╭─ Supplied data

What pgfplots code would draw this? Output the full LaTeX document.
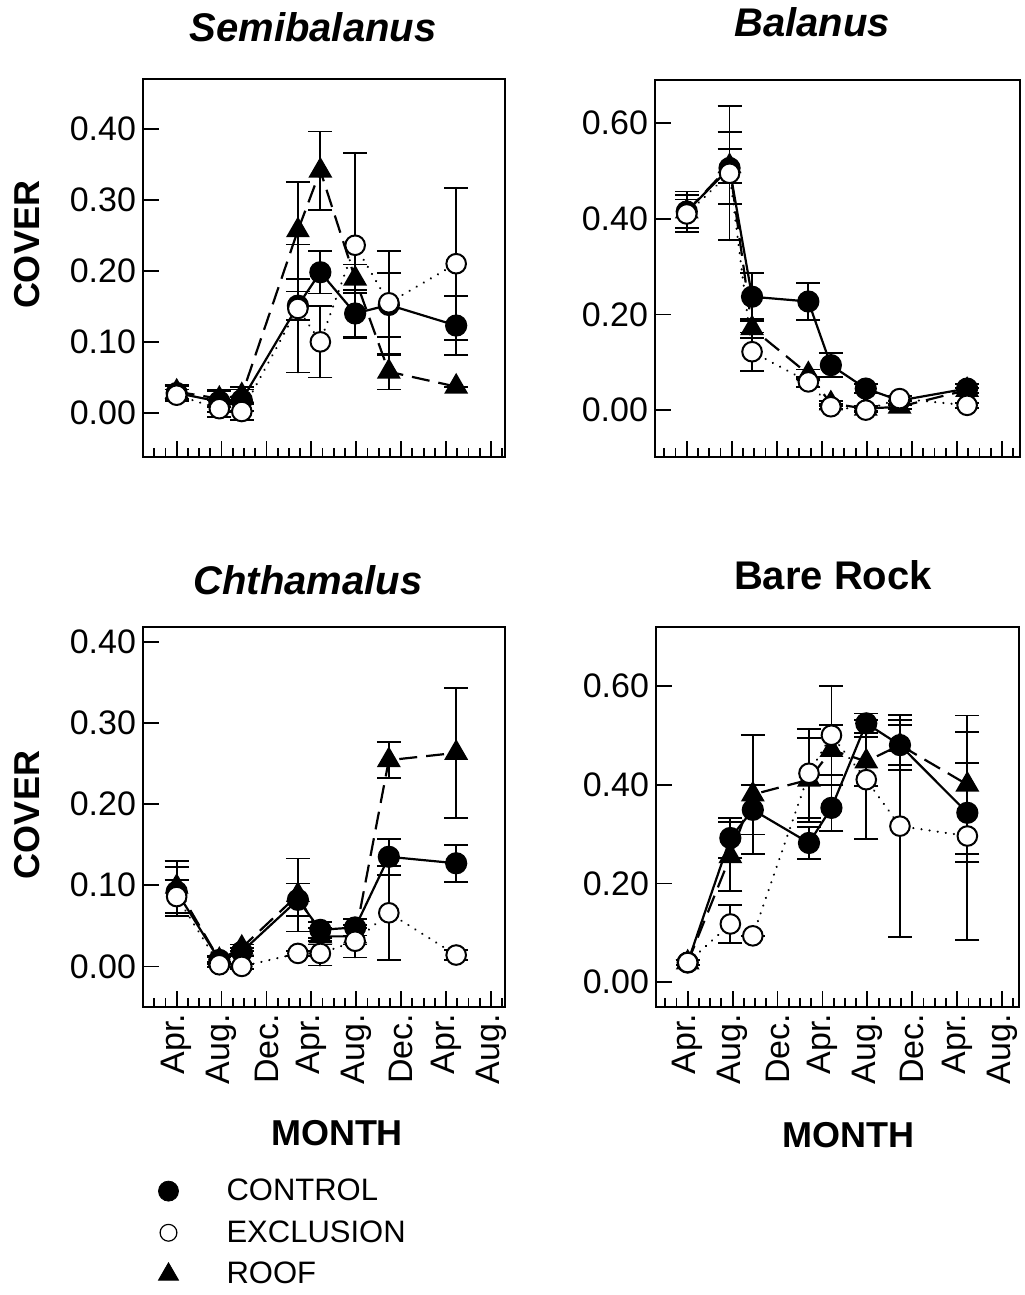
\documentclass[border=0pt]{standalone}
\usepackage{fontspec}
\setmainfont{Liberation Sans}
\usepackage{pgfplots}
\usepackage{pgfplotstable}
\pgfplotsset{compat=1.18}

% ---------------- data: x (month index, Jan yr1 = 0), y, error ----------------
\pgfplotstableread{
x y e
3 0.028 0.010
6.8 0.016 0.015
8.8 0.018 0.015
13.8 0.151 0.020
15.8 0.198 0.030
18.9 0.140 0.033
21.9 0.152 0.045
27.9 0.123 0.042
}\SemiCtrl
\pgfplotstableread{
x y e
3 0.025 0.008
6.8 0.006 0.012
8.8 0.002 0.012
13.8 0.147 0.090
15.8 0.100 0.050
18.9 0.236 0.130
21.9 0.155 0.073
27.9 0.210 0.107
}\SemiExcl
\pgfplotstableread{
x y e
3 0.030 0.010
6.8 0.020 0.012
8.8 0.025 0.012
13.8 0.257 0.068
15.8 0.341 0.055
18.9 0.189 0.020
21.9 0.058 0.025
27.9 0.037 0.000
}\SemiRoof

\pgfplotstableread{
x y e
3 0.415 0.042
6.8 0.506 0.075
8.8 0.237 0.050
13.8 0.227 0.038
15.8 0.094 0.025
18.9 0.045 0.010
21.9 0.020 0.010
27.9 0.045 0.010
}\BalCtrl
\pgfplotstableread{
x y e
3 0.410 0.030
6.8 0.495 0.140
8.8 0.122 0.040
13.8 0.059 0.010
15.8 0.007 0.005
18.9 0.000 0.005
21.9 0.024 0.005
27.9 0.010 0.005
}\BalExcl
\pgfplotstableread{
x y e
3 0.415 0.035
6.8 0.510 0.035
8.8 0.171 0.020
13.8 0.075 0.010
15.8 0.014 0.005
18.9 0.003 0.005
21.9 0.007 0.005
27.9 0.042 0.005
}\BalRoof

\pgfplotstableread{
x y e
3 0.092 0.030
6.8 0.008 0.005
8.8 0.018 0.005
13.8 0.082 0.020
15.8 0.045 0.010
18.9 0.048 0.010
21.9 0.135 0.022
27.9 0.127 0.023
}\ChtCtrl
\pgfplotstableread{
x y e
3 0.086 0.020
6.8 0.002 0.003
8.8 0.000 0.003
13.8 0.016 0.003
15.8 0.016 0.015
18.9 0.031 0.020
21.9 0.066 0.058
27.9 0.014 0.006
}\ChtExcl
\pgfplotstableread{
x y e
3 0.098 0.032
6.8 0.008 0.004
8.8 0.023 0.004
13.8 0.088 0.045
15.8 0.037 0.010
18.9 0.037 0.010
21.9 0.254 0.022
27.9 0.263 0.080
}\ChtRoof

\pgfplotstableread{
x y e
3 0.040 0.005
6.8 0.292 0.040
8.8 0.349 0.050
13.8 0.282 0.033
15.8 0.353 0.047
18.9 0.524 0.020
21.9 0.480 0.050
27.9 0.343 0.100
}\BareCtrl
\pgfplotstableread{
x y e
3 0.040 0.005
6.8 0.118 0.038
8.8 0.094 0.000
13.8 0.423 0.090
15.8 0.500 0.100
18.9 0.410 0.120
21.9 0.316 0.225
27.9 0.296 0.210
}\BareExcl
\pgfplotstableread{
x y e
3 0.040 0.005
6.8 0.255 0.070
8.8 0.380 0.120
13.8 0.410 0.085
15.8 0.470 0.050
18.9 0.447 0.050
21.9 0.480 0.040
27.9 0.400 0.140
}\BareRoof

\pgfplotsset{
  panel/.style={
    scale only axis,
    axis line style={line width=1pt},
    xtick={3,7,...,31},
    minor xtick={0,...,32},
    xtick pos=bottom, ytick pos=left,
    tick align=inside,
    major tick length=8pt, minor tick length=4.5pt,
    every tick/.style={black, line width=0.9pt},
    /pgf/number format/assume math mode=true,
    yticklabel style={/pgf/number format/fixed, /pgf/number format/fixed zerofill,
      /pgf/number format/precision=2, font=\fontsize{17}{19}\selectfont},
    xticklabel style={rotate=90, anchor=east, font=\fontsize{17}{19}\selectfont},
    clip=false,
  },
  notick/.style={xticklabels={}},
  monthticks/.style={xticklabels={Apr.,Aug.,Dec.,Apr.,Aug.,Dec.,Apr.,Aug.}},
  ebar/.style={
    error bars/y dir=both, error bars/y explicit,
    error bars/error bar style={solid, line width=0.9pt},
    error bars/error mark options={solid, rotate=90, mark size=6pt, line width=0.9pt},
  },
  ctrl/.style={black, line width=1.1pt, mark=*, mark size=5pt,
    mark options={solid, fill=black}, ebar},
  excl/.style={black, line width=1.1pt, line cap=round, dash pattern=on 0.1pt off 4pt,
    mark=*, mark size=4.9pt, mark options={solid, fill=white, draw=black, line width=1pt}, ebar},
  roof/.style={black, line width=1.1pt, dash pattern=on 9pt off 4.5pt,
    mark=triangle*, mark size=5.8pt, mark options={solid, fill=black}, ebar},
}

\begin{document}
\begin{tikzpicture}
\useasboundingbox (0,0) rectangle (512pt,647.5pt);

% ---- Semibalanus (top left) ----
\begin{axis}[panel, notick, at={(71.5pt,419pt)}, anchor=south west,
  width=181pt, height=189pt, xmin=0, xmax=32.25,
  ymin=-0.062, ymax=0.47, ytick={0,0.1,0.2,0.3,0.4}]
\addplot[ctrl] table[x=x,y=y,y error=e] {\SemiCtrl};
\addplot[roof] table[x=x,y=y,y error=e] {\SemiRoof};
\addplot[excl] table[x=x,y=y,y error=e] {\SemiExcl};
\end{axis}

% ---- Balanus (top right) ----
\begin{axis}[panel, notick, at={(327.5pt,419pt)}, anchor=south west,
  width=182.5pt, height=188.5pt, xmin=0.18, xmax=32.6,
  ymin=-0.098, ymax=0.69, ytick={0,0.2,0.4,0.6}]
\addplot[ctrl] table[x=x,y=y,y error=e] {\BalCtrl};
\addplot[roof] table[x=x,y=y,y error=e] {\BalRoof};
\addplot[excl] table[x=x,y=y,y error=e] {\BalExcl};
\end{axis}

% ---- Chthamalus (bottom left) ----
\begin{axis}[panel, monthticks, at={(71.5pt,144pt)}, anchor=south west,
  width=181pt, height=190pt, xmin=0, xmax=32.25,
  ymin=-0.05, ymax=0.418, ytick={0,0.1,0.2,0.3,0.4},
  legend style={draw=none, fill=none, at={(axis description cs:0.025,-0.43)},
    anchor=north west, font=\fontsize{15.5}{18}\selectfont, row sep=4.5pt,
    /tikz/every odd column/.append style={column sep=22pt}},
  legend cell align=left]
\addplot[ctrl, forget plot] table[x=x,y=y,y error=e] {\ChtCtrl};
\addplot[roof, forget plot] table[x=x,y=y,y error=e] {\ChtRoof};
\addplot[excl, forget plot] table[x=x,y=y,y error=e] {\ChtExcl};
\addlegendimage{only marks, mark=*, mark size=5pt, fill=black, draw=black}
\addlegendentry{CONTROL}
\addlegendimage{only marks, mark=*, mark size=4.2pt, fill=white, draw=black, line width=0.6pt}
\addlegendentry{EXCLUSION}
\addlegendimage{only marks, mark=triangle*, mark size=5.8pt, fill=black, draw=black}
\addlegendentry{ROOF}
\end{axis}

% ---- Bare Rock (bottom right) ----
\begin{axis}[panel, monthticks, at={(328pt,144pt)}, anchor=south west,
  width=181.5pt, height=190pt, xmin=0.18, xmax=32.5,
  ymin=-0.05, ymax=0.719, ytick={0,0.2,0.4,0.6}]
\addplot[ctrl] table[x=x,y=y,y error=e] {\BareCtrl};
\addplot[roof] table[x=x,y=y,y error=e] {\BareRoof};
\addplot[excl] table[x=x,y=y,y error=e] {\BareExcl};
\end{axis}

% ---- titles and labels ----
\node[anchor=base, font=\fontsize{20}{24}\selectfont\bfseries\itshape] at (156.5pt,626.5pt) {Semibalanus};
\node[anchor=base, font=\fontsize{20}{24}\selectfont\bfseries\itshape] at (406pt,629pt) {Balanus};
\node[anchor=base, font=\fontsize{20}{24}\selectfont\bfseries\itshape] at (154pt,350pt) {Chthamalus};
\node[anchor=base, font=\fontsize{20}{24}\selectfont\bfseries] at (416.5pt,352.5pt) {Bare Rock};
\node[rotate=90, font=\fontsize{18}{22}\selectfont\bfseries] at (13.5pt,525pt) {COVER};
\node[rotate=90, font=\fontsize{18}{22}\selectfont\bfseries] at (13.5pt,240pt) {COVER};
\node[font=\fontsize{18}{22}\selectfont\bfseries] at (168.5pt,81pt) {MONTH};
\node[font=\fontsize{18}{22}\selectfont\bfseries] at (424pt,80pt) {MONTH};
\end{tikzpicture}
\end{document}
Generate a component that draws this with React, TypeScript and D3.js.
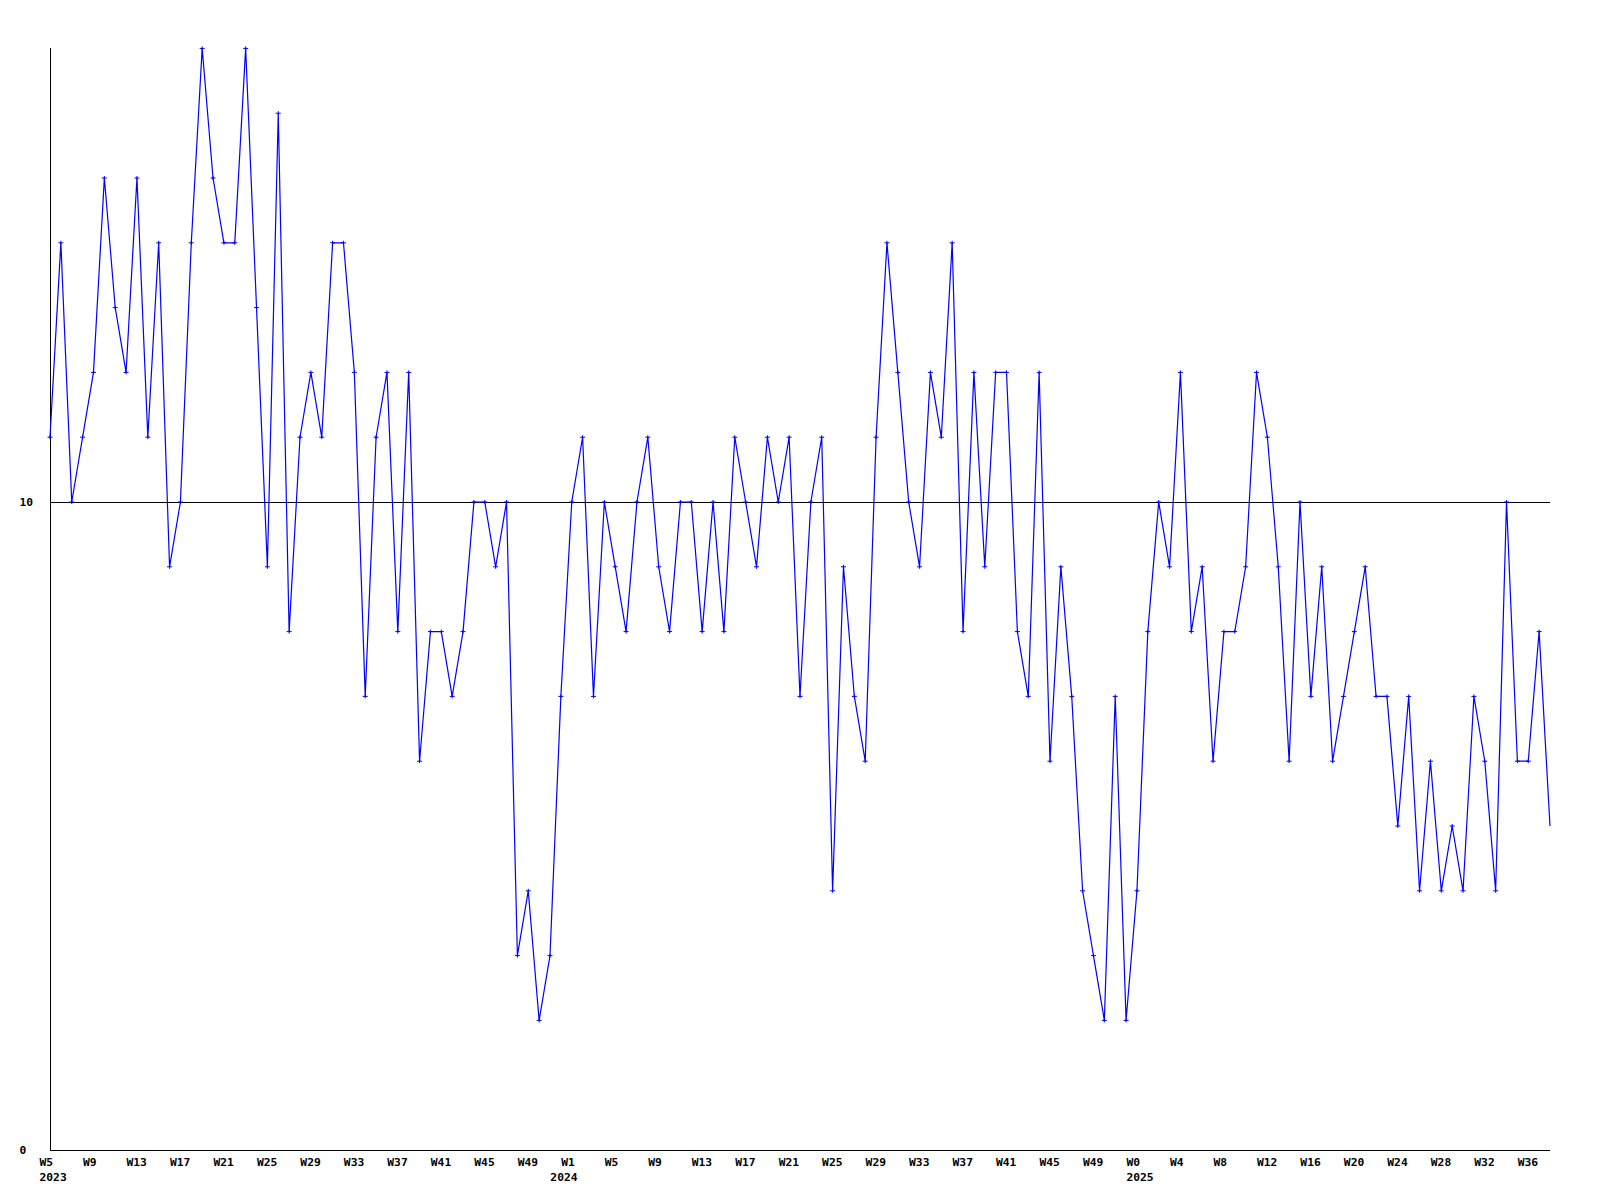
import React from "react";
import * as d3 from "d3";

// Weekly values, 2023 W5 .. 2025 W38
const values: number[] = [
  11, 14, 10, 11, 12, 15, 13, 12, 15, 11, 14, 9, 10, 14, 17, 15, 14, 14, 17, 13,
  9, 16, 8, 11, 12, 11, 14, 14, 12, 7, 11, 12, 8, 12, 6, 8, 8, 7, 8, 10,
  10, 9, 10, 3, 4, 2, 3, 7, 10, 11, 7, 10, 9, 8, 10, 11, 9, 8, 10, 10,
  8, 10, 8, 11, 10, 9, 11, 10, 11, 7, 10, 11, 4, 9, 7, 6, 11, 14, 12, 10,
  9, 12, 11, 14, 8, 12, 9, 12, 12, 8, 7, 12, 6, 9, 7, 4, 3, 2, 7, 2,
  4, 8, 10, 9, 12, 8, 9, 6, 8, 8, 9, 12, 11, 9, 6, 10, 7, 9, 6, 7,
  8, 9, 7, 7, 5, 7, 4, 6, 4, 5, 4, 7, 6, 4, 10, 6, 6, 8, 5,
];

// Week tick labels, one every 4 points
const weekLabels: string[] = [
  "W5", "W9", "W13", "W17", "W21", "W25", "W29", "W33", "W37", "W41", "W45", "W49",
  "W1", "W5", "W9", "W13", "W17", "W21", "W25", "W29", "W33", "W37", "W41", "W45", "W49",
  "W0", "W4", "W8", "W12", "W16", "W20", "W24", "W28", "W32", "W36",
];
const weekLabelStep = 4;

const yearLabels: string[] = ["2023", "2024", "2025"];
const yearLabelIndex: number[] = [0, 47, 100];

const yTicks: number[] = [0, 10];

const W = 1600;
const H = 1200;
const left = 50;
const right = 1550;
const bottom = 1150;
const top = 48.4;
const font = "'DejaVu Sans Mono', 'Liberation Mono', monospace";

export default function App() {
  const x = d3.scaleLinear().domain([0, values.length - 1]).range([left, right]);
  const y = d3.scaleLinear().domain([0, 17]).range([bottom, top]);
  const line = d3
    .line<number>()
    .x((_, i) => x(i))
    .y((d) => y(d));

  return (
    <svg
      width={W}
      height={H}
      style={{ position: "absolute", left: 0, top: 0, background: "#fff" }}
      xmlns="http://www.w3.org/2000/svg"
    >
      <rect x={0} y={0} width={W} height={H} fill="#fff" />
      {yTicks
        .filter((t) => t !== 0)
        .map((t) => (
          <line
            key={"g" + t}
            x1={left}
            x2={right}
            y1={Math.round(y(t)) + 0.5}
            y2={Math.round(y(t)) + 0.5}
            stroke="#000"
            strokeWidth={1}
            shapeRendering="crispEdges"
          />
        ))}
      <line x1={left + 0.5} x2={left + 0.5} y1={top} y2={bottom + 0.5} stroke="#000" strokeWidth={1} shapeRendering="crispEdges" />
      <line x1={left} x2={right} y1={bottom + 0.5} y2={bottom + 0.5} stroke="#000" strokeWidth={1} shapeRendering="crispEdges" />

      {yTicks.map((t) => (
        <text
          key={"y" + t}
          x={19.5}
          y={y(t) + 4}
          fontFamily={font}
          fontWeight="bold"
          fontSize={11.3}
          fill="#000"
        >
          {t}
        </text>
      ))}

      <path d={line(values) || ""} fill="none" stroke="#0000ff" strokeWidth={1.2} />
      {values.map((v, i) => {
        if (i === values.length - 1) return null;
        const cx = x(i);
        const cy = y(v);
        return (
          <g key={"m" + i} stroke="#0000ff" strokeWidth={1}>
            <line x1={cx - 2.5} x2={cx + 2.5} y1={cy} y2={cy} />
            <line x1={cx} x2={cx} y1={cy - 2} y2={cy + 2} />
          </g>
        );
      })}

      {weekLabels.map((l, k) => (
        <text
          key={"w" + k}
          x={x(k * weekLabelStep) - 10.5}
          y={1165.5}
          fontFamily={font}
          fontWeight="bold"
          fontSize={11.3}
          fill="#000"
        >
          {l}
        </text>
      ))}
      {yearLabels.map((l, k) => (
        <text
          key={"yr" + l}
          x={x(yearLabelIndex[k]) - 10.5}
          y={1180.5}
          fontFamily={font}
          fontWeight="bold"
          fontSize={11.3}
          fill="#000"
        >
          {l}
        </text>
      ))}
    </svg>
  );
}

╰─

> To be done: From the listing above, repeat only the lines between the line containing "Generate a component" and the line containing "Sans Mono', 'Liberation", those two included. Pictures are not part of the copy.

> Answer below:
Generate a component that draws this with React, TypeScript and D3.js.
import React from "react";
import * as d3 from "d3";

// Weekly values, 2023 W5 .. 2025 W38
const values: number[] = [
  11, 14, 10, 11, 12, 15, 13, 12, 15, 11, 14, 9, 10, 14, 17, 15, 14, 14, 17, 13,
  9, 16, 8, 11, 12, 11, 14, 14, 12, 7, 11, 12, 8, 12, 6, 8, 8, 7, 8, 10,
  10, 9, 10, 3, 4, 2, 3, 7, 10, 11, 7, 10, 9, 8, 10, 11, 9, 8, 10, 10,
  8, 10, 8, 11, 10, 9, 11, 10, 11, 7, 10, 11, 4, 9, 7, 6, 11, 14, 12, 10,
  9, 12, 11, 14, 8, 12, 9, 12, 12, 8, 7, 12, 6, 9, 7, 4, 3, 2, 7, 2,
  4, 8, 10, 9, 12, 8, 9, 6, 8, 8, 9, 12, 11, 9, 6, 10, 7, 9, 6, 7,
  8, 9, 7, 7, 5, 7, 4, 6, 4, 5, 4, 7, 6, 4, 10, 6, 6, 8, 5,
];

// Week tick labels, one every 4 points
const weekLabels: string[] = [
  "W5", "W9", "W13", "W17", "W21", "W25", "W29", "W33", "W37", "W41", "W45", "W49",
  "W1", "W5", "W9", "W13", "W17", "W21", "W25", "W29", "W33", "W37", "W41", "W45", "W49",
  "W0", "W4", "W8", "W12", "W16", "W20", "W24", "W28", "W32", "W36",
];
const weekLabelStep = 4;

const yearLabels: string[] = ["2023", "2024", "2025"];
const yearLabelIndex: number[] = [0, 47, 100];

const yTicks: number[] = [0, 10];

const W = 1600;
const H = 1200;
const left = 50;
const right = 1550;
const bottom = 1150;
const top = 48.4;
const font = "'DejaVu Sans Mono', 'Liberation Mono', monospace";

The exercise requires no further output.